Sudan, as a country bordering Egypt, serves as a convenient base for training Egyptian terrorists and as an exit base for attacks in Egypt. Interrogation of Egyptian terrorists returning from Afghanistan revealed that Khartoum is the main link in the planning stage of terror attacks against Egypt.

Sudan is an important factor in Iran’s strategy and serves as a bridgehead for the penetration of Iranian Fundamentalism into Africa. Co-operation between Iran and the regime of Omar el Bashir in Sudan commenced several years ago.

The military-political involvement of Teheran in Sudan became deeply entrenched during 1992. This involvement was noticeable in the signing of military and economic agreements between the two countries and included, inter alia, military and economic assistance within the framework of rehabilitating the Sudanese armed forces.

During 1993, Iran transferred arms to Fundamentalist groups in Sudan via the General Secretary of the Iranian-Sudanese Friendship Association – Amin Benani. With Benani’s blessing, the Sudanese army was armed and equipped with the sole purpose of strengthening it to deal with the rebels in Southern Sudan under the command of John Gering.

The assistance which Sudan gives to the various terror organizations, as well as its possible involvement in the attempted attacks in the U.S. in 1993, have caused the U.S. to include Sudan in the list of “countries supporting terrorism” and, as a result, to impose commercial and economic sanctions on it.

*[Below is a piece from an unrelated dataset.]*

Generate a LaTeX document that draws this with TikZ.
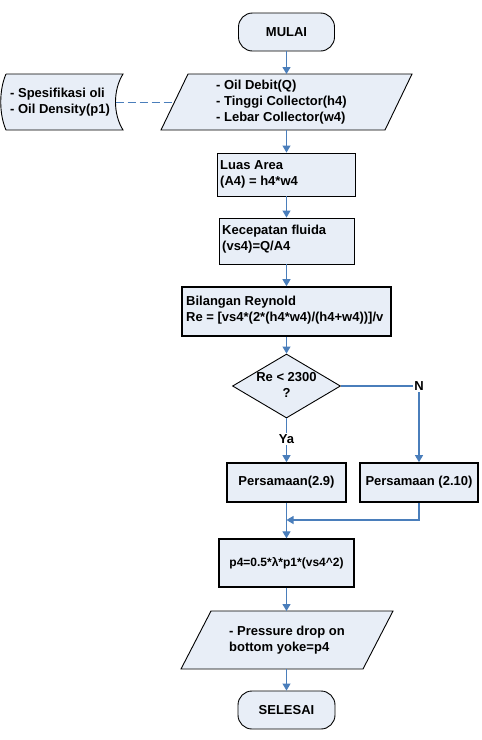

This U.S. decision has encouraged a Sudanese effort to improve its international image and, at the same time, to bridge its impaired relations with Egypt and to deny all involvement in terror activity.

It is possible that the assistance given by Sudan to France in the extradition of Carlos, was intended to score points for the Sudanese in the West and to help them in removing their name from the list of “countries supporting terrorism”. A number of publications connect the release of two Iranians from a French prison at the beginning of 1994 to this affair Yhe two were jailed for murdering a member of the Iranian Opposition residing in Switzerland. It is claimed that their release ensured Iran’s tacit assistance in capturing Carlos in Sudan.